## [To do]
Return all the data below as it stands, minus the pictures.

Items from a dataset
==================================================
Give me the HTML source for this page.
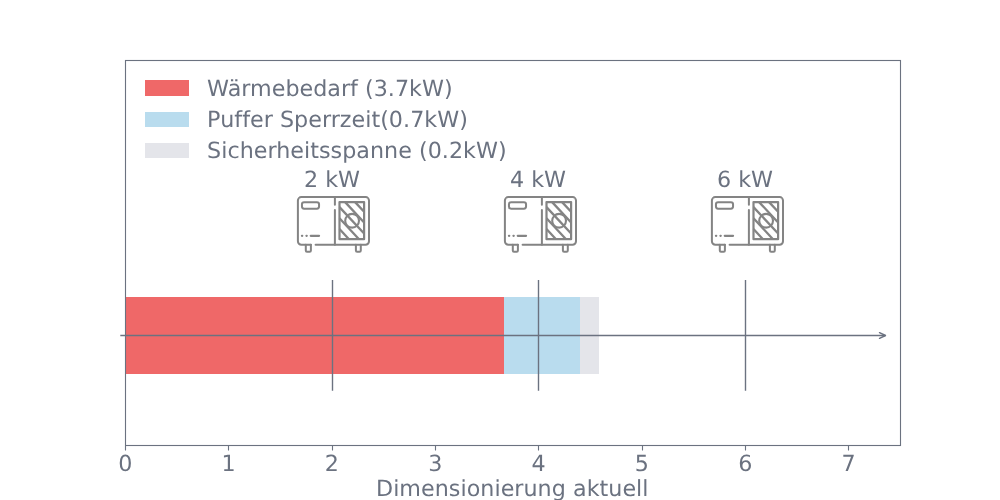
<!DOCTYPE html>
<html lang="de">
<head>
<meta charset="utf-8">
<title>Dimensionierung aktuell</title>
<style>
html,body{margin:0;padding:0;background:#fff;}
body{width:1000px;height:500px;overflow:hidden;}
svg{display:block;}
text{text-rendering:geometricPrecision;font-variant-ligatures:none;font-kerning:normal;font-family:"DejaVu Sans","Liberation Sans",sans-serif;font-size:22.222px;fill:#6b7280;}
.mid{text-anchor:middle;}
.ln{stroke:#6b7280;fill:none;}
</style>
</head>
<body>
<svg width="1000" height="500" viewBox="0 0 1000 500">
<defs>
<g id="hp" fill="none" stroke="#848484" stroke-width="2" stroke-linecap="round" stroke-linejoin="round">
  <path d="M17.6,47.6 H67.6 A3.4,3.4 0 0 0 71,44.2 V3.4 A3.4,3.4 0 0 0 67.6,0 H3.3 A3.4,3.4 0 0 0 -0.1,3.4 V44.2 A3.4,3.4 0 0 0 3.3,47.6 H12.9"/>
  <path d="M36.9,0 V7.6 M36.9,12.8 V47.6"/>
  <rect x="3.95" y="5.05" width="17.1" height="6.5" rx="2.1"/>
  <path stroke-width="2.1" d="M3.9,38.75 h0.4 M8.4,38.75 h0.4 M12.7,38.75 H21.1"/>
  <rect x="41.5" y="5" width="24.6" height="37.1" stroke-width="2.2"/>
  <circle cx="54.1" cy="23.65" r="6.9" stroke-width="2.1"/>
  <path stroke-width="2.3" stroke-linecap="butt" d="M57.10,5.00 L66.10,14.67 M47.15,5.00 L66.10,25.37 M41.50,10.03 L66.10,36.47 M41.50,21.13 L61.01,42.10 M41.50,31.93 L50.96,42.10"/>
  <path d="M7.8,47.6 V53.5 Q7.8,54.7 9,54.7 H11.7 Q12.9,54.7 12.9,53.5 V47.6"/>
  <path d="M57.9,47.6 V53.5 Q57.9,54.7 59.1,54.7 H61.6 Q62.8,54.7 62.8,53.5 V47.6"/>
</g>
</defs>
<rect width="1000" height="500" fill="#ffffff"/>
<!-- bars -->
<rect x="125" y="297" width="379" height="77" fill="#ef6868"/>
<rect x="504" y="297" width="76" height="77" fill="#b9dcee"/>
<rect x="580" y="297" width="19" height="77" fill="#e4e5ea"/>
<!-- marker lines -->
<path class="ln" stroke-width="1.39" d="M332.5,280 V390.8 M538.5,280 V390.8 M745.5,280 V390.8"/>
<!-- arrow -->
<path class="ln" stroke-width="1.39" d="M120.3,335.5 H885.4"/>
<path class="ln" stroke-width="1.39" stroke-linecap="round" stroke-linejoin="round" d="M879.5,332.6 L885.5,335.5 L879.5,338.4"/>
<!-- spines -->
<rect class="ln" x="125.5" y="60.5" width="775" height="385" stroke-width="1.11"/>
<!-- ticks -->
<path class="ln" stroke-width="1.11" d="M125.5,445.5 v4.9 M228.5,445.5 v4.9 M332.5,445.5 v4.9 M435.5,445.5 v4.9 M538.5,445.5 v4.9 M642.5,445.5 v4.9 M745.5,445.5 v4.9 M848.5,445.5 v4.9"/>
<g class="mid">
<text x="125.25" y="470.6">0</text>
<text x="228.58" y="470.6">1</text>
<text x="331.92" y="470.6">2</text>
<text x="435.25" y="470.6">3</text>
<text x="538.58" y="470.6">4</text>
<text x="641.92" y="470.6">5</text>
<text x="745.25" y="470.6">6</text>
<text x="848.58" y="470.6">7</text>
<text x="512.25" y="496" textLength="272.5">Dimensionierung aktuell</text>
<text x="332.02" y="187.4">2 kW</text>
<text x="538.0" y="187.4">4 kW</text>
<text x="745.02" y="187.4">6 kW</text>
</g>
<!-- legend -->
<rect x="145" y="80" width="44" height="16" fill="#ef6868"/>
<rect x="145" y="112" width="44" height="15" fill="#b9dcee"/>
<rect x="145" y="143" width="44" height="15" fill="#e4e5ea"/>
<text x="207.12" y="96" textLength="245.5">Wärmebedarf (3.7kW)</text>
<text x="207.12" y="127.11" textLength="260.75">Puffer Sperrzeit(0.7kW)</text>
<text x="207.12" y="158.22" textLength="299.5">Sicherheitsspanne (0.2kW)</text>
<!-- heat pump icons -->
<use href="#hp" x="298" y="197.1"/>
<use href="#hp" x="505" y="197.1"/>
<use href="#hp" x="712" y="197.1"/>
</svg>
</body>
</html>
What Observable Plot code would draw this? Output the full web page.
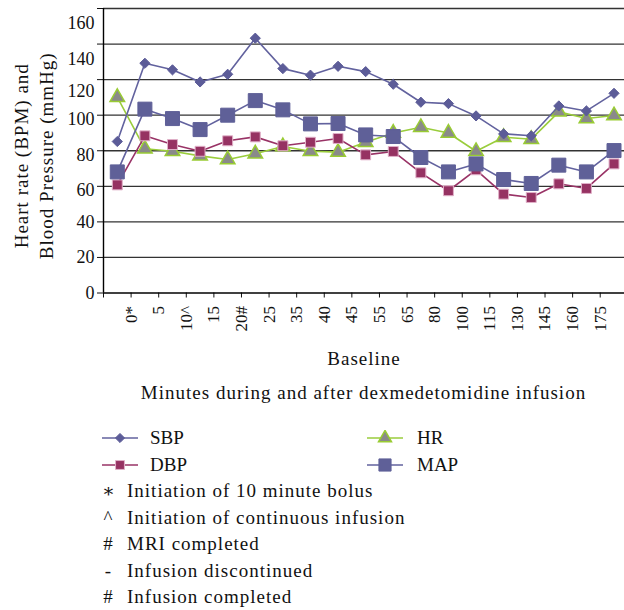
==================================================
## [Answer to the problem]
Give me the HTML source for this page.
<!DOCTYPE html>
<html lang="de">
<head>
<meta charset="utf-8">
<title>Dimensionierung aktuell</title>
<style>
html,body{margin:0;padding:0;background:#fff;}
body{width:1000px;height:500px;overflow:hidden;}
svg{display:block;}
text{text-rendering:geometricPrecision;font-variant-ligatures:none;font-kerning:normal;font-family:"DejaVu Sans","Liberation Sans",sans-serif;font-size:22.222px;fill:#6b7280;}
.mid{text-anchor:middle;}
.ln{stroke:#6b7280;fill:none;}
</style>
</head>
<body>
<svg width="1000" height="500" viewBox="0 0 1000 500">
<defs>
<g id="hp" fill="none" stroke="#848484" stroke-width="2" stroke-linecap="round" stroke-linejoin="round">
  <path d="M17.6,47.6 H67.6 A3.4,3.4 0 0 0 71,44.2 V3.4 A3.4,3.4 0 0 0 67.6,0 H3.3 A3.4,3.4 0 0 0 -0.1,3.4 V44.2 A3.4,3.4 0 0 0 3.3,47.6 H12.9"/>
  <path d="M36.9,0 V7.6 M36.9,12.8 V47.6"/>
  <rect x="3.95" y="5.05" width="17.1" height="6.5" rx="2.1"/>
  <path stroke-width="2.1" d="M3.9,38.75 h0.4 M8.4,38.75 h0.4 M12.7,38.75 H21.1"/>
  <rect x="41.5" y="5" width="24.6" height="37.1" stroke-width="2.2"/>
  <circle cx="54.1" cy="23.65" r="6.9" stroke-width="2.1"/>
  <path stroke-width="2.3" stroke-linecap="butt" d="M57.10,5.00 L66.10,14.67 M47.15,5.00 L66.10,25.37 M41.50,10.03 L66.10,36.47 M41.50,21.13 L61.01,42.10 M41.50,31.93 L50.96,42.10"/>
  <path d="M7.8,47.6 V53.5 Q7.8,54.7 9,54.7 H11.7 Q12.9,54.7 12.9,53.5 V47.6"/>
  <path d="M57.9,47.6 V53.5 Q57.9,54.7 59.1,54.7 H61.6 Q62.8,54.7 62.8,53.5 V47.6"/>
</g>
</defs>
<rect width="1000" height="500" fill="#ffffff"/>
<!-- bars -->
<rect x="125" y="297" width="379" height="77" fill="#ef6868"/>
<rect x="504" y="297" width="76" height="77" fill="#b9dcee"/>
<rect x="580" y="297" width="19" height="77" fill="#e4e5ea"/>
<!-- marker lines -->
<path class="ln" stroke-width="1.39" d="M332.5,280 V390.8 M538.5,280 V390.8 M745.5,280 V390.8"/>
<!-- arrow -->
<path class="ln" stroke-width="1.39" d="M120.3,335.5 H885.4"/>
<path class="ln" stroke-width="1.39" stroke-linecap="round" stroke-linejoin="round" d="M879.5,332.6 L885.5,335.5 L879.5,338.4"/>
<!-- spines -->
<rect class="ln" x="125.5" y="60.5" width="775" height="385" stroke-width="1.11"/>
<!-- ticks -->
<path class="ln" stroke-width="1.11" d="M125.5,445.5 v4.9 M228.5,445.5 v4.9 M332.5,445.5 v4.9 M435.5,445.5 v4.9 M538.5,445.5 v4.9 M642.5,445.5 v4.9 M745.5,445.5 v4.9 M848.5,445.5 v4.9"/>
<g class="mid">
<text x="125.25" y="470.6">0</text>
<text x="228.58" y="470.6">1</text>
<text x="331.92" y="470.6">2</text>
<text x="435.25" y="470.6">3</text>
<text x="538.58" y="470.6">4</text>
<text x="641.92" y="470.6">5</text>
<text x="745.25" y="470.6">6</text>
<text x="848.58" y="470.6">7</text>
<text x="512.25" y="496" textLength="272.5">Dimensionierung aktuell</text>
<text x="332.02" y="187.4">2 kW</text>
<text x="538.0" y="187.4">4 kW</text>
<text x="745.02" y="187.4">6 kW</text>
</g>
<!-- legend -->
<rect x="145" y="80" width="44" height="16" fill="#ef6868"/>
<rect x="145" y="112" width="44" height="15" fill="#b9dcee"/>
<rect x="145" y="143" width="44" height="15" fill="#e4e5ea"/>
<text x="207.12" y="96" textLength="245.5">Wärmebedarf (3.7kW)</text>
<text x="207.12" y="127.11" textLength="260.75">Puffer Sperrzeit(0.7kW)</text>
<text x="207.12" y="158.22" textLength="299.5">Sicherheitsspanne (0.2kW)</text>
<!-- heat pump icons -->
<use href="#hp" x="298" y="197.1"/>
<use href="#hp" x="505" y="197.1"/>
<use href="#hp" x="712" y="197.1"/>
</svg>
</body>
</html>
What Observable Plot code would draw this? Output the full web page.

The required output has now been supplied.